GC & E No.1
Name: GC & E No.1
Railroad of Record: Greenbrier, Cheat & Elk Railroad Type of Locomotive: Three Cylinder "Shay"
Manufactured by: Lima Locomotive Works
Date Built: 1905
Locomotive Weight: 70 tons
Driver Diameter: 36 inches
Cylinders: 12 x 15 inches (3)
Tractive Effort: 33,000 lbs.
Prior to 1880, lumber companies used mules to haul logs to the saw mills. In 1879, Lima Locomotive Works built the first light version of the standard freight engine design in order to haul logs. This logging locomotive design was perfected by Michigan inventor, Ephramin Shay. His gear-driven locomotive with flexible wheel base had three side-mount cylinders, which powered a long crankshaft fitted with beveled gears. The wheelbase allowed the locomotive to handle the curves and the grades of logging country, but limited the speed of the locomotive. The "Shay" locomotive was an immediate success and nicknamed the "Iron Mule." Around 2,700 "Shay" locomotives were built in a 65 year period.

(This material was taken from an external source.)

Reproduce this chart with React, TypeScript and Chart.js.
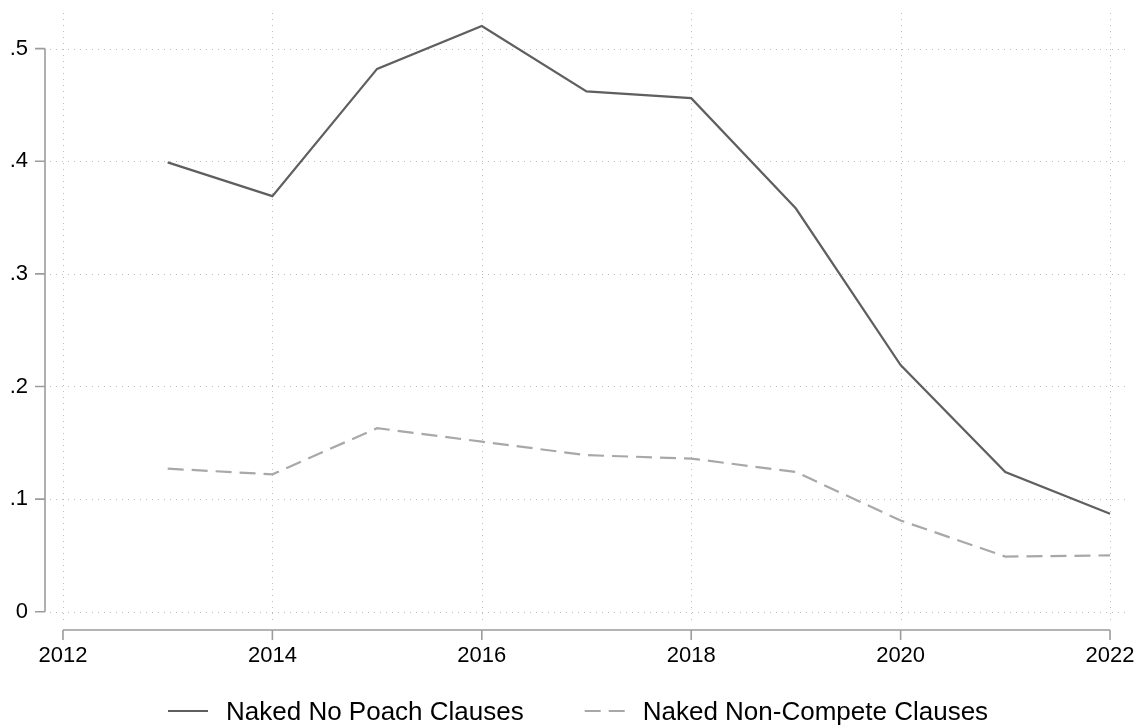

The Greenbier Cheat & Elk No.1 (GC&E) was originally built in 1905 for G.W. Huntly Lumber Company of West Virginia. The No.1 was used to transport logs over some of the roughest terrain in the country. With three gear cylinders and three driven trucks, it was typical of the heavier "Shay" models.
The GC&E No.1 eventually ended its career hauling tourists over the mountain ranges of West Virginia. In 1980, the GC&E No.1 was acquired by the Baltimore & Ohio Railroad Museum in exchange for a Western Maryland Shay No.6 built in 1945.